Subjectively we also saw a favorable situation for developing mass movements all over the country. And we had organization throughout the whole country. Therefore we finalized that we should initiate People's War from different parts of the country. We should centralize in mainly three areas-East, Middle, West-and the capital. Cities should also be another point, not for armed clashes, but for propaganda and such things. And one other area where we should concentrate work is in India, because more than seven million Nepalese live in India. Therefore India should be the other point where we should make efforts to resist the ruling classes. In this way we made a plan. These are the specificities we saw in Nepal. We did not see the exact same situation and plan for initiating the armed struggle as in the Philippines, Peru, Turkey, and other countries where there is some kind of People's War. There are more similarities with the PCP in Peru, but not exactly. They initiated from one election booth, they attacked one election booth. But we initiated from different parts of the country-with thousands of actions in the first plan. When we studied in detail the historical, geographical, and cultural situation in Nepal, we came to the conclusion that we should initiate the People's War in this way.
More than 72 percent of the Nepalese people live below the poverty line. This is a grave situation. We have always explained to the people that nothing can be achieved from this multi-party system-that it is fake, it is imperialist, it is feudal. Therefore after three, four years, the masses saw that, "Yeah, what the Maoists have been saying is really correct." These kinds of sentiments prevailed. Just before the initiation we organized so many big mass demonstrations and mass meetings. Thousands and thousands of masses participated. We had already declared we are going to initiate the People's War. But the ruling class didn't believe it and thought, "These people are talking, only talking."
RW: In some of your writings you've talked about how the party had to make a big rupture-ideologically, politically and militarily-in order to initiate the People's War. This is a very big question for parties around the world, and it is a dividing line between revisionism and MLM-the question of actually carrying out the necessary ideological, political and organizational changes in the party, to initiate the armed struggle. So could you talk about the kind of ruptures your party had to make to initiate the People's War?
Prachanda: These are very serious, important questions you have raised. The question of rupture is a question of making a breakthrough. First of all there is the question of understanding our ideology, which means Marxism-Leninism-Maoism. How does Maoism explain or define this rupture, this developing process? Some people see a process of evolution, a process of continuous development, an evolutionary process. But Marxism-Leninism-Maoism teaches that this is not the case, this is not the scientific case, scientific analysis. The real process of development is breaking with continuation and making a rupture. Everything in nature, in human history and society, in human thinking-the process of development-is the process of breaking with continuation. We came to grasp this question very seriously before the initiation.

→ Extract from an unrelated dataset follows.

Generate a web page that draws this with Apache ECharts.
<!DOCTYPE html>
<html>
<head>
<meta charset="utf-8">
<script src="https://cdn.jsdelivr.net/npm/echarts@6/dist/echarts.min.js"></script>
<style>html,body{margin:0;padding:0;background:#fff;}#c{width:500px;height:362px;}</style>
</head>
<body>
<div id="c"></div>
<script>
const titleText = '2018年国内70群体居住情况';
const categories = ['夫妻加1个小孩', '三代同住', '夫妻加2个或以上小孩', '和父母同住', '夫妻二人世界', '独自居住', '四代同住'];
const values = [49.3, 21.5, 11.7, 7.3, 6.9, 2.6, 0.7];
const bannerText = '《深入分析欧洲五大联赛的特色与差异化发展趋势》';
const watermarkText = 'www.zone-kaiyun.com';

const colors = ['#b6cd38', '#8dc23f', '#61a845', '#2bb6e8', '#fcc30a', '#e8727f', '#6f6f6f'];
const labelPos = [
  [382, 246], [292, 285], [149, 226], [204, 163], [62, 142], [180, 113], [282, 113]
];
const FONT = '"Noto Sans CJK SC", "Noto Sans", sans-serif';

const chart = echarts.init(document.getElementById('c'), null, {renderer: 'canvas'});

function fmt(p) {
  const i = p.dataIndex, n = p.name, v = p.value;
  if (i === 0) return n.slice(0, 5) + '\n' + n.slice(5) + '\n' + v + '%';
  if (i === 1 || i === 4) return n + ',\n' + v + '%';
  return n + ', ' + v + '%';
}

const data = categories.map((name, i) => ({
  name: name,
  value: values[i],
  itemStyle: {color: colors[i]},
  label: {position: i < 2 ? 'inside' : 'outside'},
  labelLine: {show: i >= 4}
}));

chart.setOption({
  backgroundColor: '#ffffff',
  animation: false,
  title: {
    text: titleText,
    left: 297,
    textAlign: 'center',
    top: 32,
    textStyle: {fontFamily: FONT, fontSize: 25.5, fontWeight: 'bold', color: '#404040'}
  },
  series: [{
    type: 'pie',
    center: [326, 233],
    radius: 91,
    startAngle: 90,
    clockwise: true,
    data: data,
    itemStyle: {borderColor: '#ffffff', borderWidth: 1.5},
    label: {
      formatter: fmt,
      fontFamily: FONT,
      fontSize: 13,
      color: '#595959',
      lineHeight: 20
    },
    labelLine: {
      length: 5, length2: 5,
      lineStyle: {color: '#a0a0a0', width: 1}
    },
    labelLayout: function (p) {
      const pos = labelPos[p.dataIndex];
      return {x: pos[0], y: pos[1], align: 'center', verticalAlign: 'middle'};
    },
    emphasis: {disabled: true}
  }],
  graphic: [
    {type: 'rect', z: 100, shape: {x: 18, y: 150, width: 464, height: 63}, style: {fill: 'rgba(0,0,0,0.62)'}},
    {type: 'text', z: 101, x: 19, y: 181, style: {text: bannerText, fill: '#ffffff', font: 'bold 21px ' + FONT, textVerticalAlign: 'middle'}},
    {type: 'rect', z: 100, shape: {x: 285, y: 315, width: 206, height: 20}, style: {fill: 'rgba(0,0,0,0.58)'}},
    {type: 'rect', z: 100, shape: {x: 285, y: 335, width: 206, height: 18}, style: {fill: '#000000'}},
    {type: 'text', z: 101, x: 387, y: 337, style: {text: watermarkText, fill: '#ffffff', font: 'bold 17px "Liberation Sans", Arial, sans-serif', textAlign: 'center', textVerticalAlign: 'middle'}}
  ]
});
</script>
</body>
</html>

RW: You're talking about making a leap.
Prachanda: Yes, making a leap. At one point in our party, for every comrade, on the lip of every comrade was the question of leap, leap-we have to make a leap. We made this question of making a leap very sharp, that we have to make the leap. The revisionist parties and revisionist leaders always teach the people the question of reform, reform, reform. And reform is reformism, is revisionism. But the question of making leaps is revolutionary.
We condemn all the revisionist cliques as vulgar evolutionarism. We are revolutionary, and revolution means breaking with continuation and the question of making leaps. Before the initiation, we had a big debate on these questions. When we changed our terminology from "Marxism-Leninism-Mao Thought" to "Marxism-Leninism-Maoism," at that point, we had a big debate inside the party on this question of leap. And we came to an understanding. Mao said in the theory of knowledge that there is a two-stage theory-the stage of sense or perception and the stage of logical conclusion. We tried to educate the whole party in Mao's theory of knowledge, this two-stage theory. And this gave us a new understanding of MLM. Before that, there was some kind of thinking that MLM meant different kinds of reforms and gradualism. But when we defined this question in this new way, then new feelings, new confidence, a new situation developed inside the party. There was a struggle with rightist tendencies at that time, and we fought, mainly with rightists, revisionism.

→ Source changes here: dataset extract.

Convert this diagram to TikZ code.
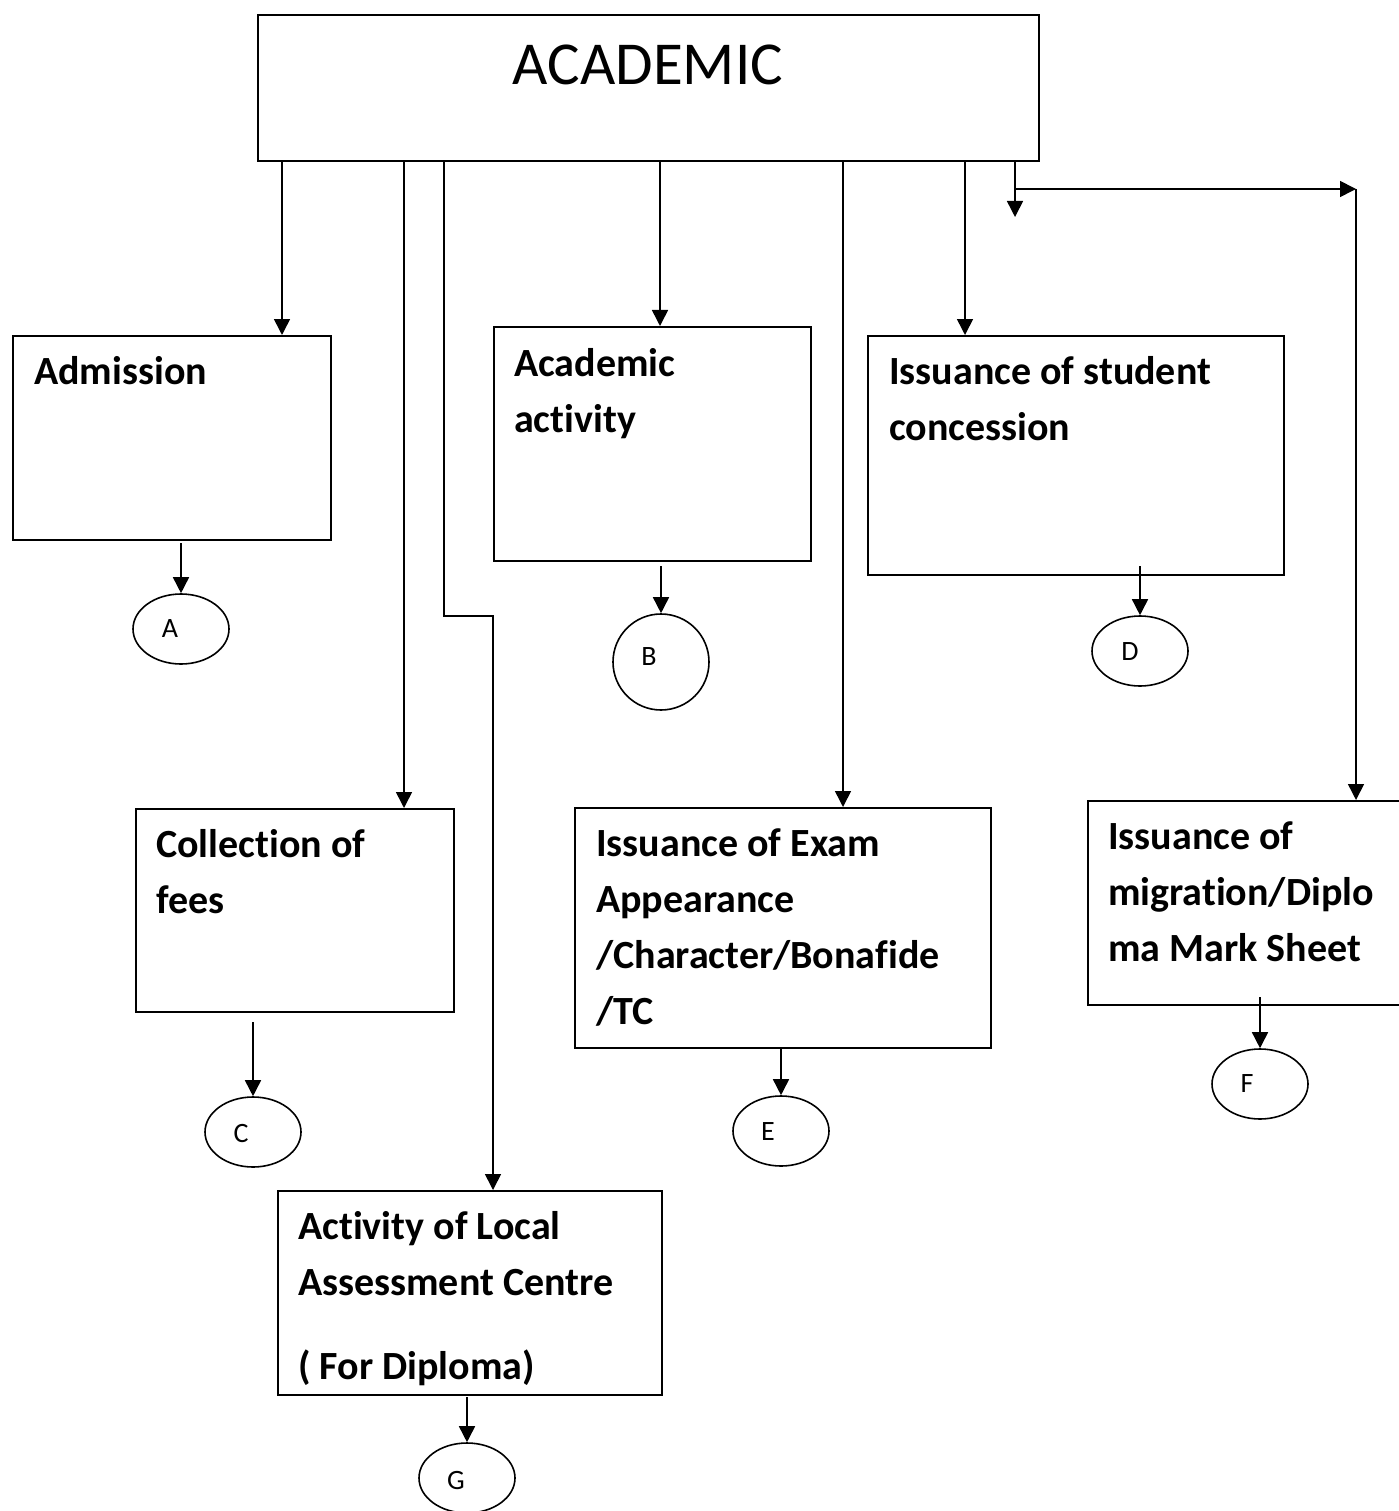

Then, when the plan for initiation was drawn up, there was another debate over questions of how to initiate People's War. Our party was so much influenced by rightist tendencies. At the same time, we had indirectly participated in the elections, and we had 11 members in the parliament, nine in the lower house and two in the upper house. And that also had a big influence inside our party circles-the rightist influence was there. That was a big challenge for our party, how to make a leap. The party was so much encircled by rightist revisionism, petty bourgeois tendencies, all these things. And many people were working openly. Although I want to mention and give more stress to the fact that our main leadership team was not working openly at that time. There were our MPs (members in the parliament) who were public. But our main PBMs (polit-bureau members) and comrades and main regional leaders and main district leaders were not open, they were underground. There was parliamentary work but the main party organizational mechanism was underground at that time-you should note this.

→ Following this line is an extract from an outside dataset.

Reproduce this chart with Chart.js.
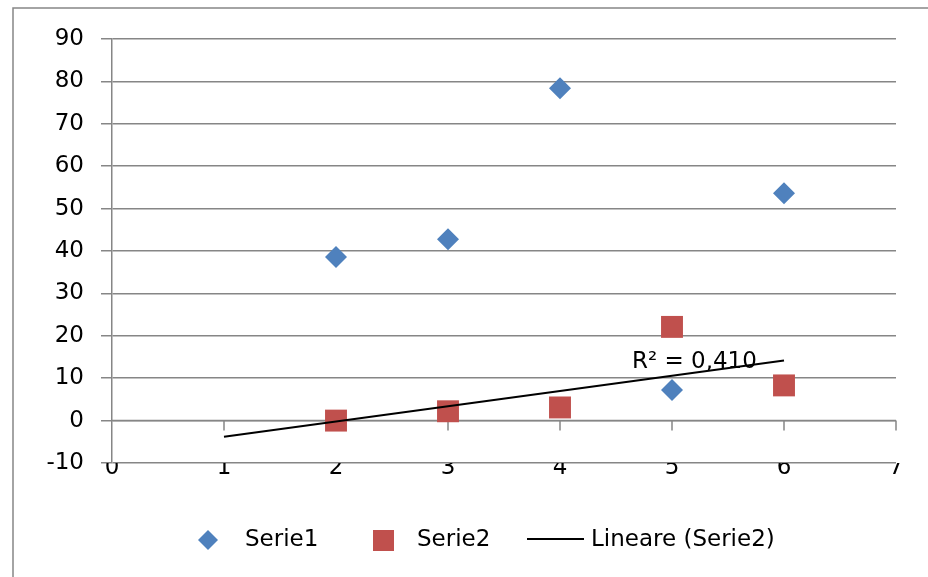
<!DOCTYPE html>
<html>
<head>
<meta charset="utf-8">
<script src="https://cdn.jsdelivr.net/npm/chart.js@4.4.1/dist/chart.umd.min.js"></script>
<style>
  html, body { margin: 0; padding: 0; background: #fff; }
  #wrap { width: 928px; height: 577px; }
</style>
</head>
<body>
<div id="wrap"><canvas id="scatterChart" width="928" height="577"></canvas></div>
<script>
// data
const xValues = [2, 3, 4, 5, 6];
const serie1 = [38.6, 42.8, 78.4, 7.2, 53.6];
const serie2 = [0, 2.2, 3.1, 22.1, 8.3];
const trendX = [1, 6];
const trendY = [-3.8, 14.2];
const r2Text = "R² = 0,410";
const legendNames = ["Serie1", "Serie2", "Lineare (Serie2)"];

const blue = "#4F81BD";
const red = "#C0504D";
const gridGray = "#868686";
const fontFamily = "'DejaVu Sans', sans-serif";

const toPoints = (xs, ys) => xs.map((x, i) => ({ x: x, y: ys[i] }));

// frame, x axis at y=0, R² label and legend
const excelLook = {
  id: "excelLook",
  beforeDraw(chart) {
    const c = chart.ctx;
    c.save();
    c.fillStyle = "#fff";
    c.fillRect(0, 0, chart.width, chart.height);
    c.strokeStyle = gridGray;
    c.lineWidth = 1.5;
    c.beginPath();
    c.moveTo(13, chart.height);
    c.lineTo(13, 8);
    c.lineTo(chart.width, 8);
    c.stroke();
    c.restore();
  },
  beforeDatasetsDraw(chart) {
    const c = chart.ctx;
    const xs = chart.scales.x;
    const ys = chart.scales.y;
    const y0 = ys.getPixelForValue(0);
    c.save();
    c.strokeStyle = gridGray;
    c.lineWidth = 1.5;
    c.beginPath();
    c.moveTo(xs.getPixelForValue(0), y0);
    c.lineTo(xs.getPixelForValue(7), y0);
    for (let i = 1; i <= 7; i++) {
      const px = xs.getPixelForValue(i);
      c.moveTo(px, y0);
      c.lineTo(px, y0 + 10);
    }
    c.stroke();
    c.restore();
  },
  afterDatasetsDraw(chart) {
    const c = chart.ctx;
    const xs = chart.scales.x;
    const ys = chart.scales.y;
    c.save();
    c.font = "23px " + fontFamily;
    c.fillStyle = "#000";
    c.textAlign = "center";
    c.textBaseline = "middle";
    c.fillText(r2Text, xs.getPixelForValue(5.2), ys.getPixelForValue(13.8));
    c.restore();
  },
  afterDraw(chart) {
    const c = chart.ctx;
    const ly = 540;
    c.save();
    c.font = "23px " + fontFamily;
    c.textAlign = "left";
    c.textBaseline = "middle";
    // Serie1 diamond
    c.fillStyle = blue;
    c.beginPath();
    c.moveTo(208, ly - 10);
    c.lineTo(218, ly);
    c.lineTo(208, ly + 10);
    c.lineTo(198, ly);
    c.closePath();
    c.fill();
    // Serie2 square
    c.fillStyle = red;
    c.fillRect(373, ly - 10, 21, 21);
    // trend line
    c.strokeStyle = "#000";
    c.lineWidth = 2;
    c.beginPath();
    c.moveTo(527, ly - 1);
    c.lineTo(584, ly - 1);
    c.stroke();
    c.fillStyle = "#000";
    c.fillText(legendNames[0], 245, ly);
    c.fillText(legendNames[1], 417, ly);
    c.fillText(legendNames[2], 591, ly);
    c.restore();
  }
};

const ctx = document.getElementById("scatterChart").getContext("2d");
const scatterChart = new Chart(ctx, {
  type: "scatter",
  data: {
    datasets: [
      {
        label: legendNames[2],
        data: toPoints(trendX, trendY),
        showLine: true,
        borderColor: "#000",
        borderWidth: 2,
        pointRadius: 0,
        order: 0,
      },
      {
        label: legendNames[0],
        data: toPoints(xValues, serie1),
        pointStyle: "rectRot",
        pointRadius: 11,
        backgroundColor: blue,
        borderWidth: 0,
        order: 1,
      },
      {
        label: legendNames[1],
        data: toPoints(xValues, serie2),
        pointStyle: "rect",
        pointRadius: 15.5,
        backgroundColor: red,
        borderWidth: 0,
        order: 2,
      },
    ],
  },
  options: {
    responsive: false,
    animation: false,
    events: [],
    layout: {
      padding: { top: 39, right: 32, left: 0, bottom: 0 },
    },
    plugins: {
      legend: { display: false },
      tooltip: { enabled: false },
    },
    scales: {
      x: {
        type: "linear",
        min: 0,
        max: 7,
        grid: { display: false, drawTicks: false },
        border: { display: false },
        ticks: {
          stepSize: 1,
          padding: -9,
          color: "#000",
          font: { family: fontFamily, size: 23 },
        },
        afterFit(scale) {
          scale.height = 114;
        },
      },
      y: {
        min: -10,
        max: 90,
        grid: {
          color: gridGray,
          lineWidth: 1.5,
          tickLength: 11,
        },
        border: { display: true, color: gridGray, width: 1.5 },
        ticks: {
          stepSize: 10,
          padding: 17,
          color: "#000",
          font: { family: fontFamily, size: 23 },
        },
        afterFit(scale) {
          scale.width = 112;
        },
      },
    },
  },
  plugins: [excelLook],
});
</script>
</body>
</html>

So in making the plan for initiation there was great debate over how to go to the armed struggle because many people were influenced by "peaceful" struggle, work in the parliament, rightist and petty bourgeois feelings, and a long tradition of the reformist movement. Then we said that the only process must be a big push, big leap. Not gradual change. There was some thinking from different people in the party that first we should do some actions without declaring the People's War, and then see what happens. This kind of thinking was also there among some people. And we discussed, is this the process? And we said-no, this is not revolutionary, this is also reformism. It is a conspiratorial approach. And armed struggle is not a conspiracy, People's War is not a conspiracy-it is open, politically open and declared openly. This conspiracy theory will not work, and it is also not revolutionary. Doing one action then saying, "OK, let's see what will happen." Then doing another action... No, nothing will work like this.
There was also some thinking that we could start armed struggle in different parts of the country but not say we had initiated the war-and then later on, when we see how the situation develops, we could declare People's War. This kind of logic was also there. And some sections wanted to initiate the war but wanted to still participate in the parliamentary system in an independent way. They argued that some people should still be in the parliament, that it would "help." Later, some of these types of people didn't exactly degenerate but politically retreated after the initiation. They had the logic that, "OK, we will initiate People's War, but in the main region, in Rolpa, Rukum, four MPs should be in parliament because we can win there and this will give strength to the People's War." That kind of logic was also there. And we condemned all this logic and, said, no, this is not Marxism-Leninism-Maoism.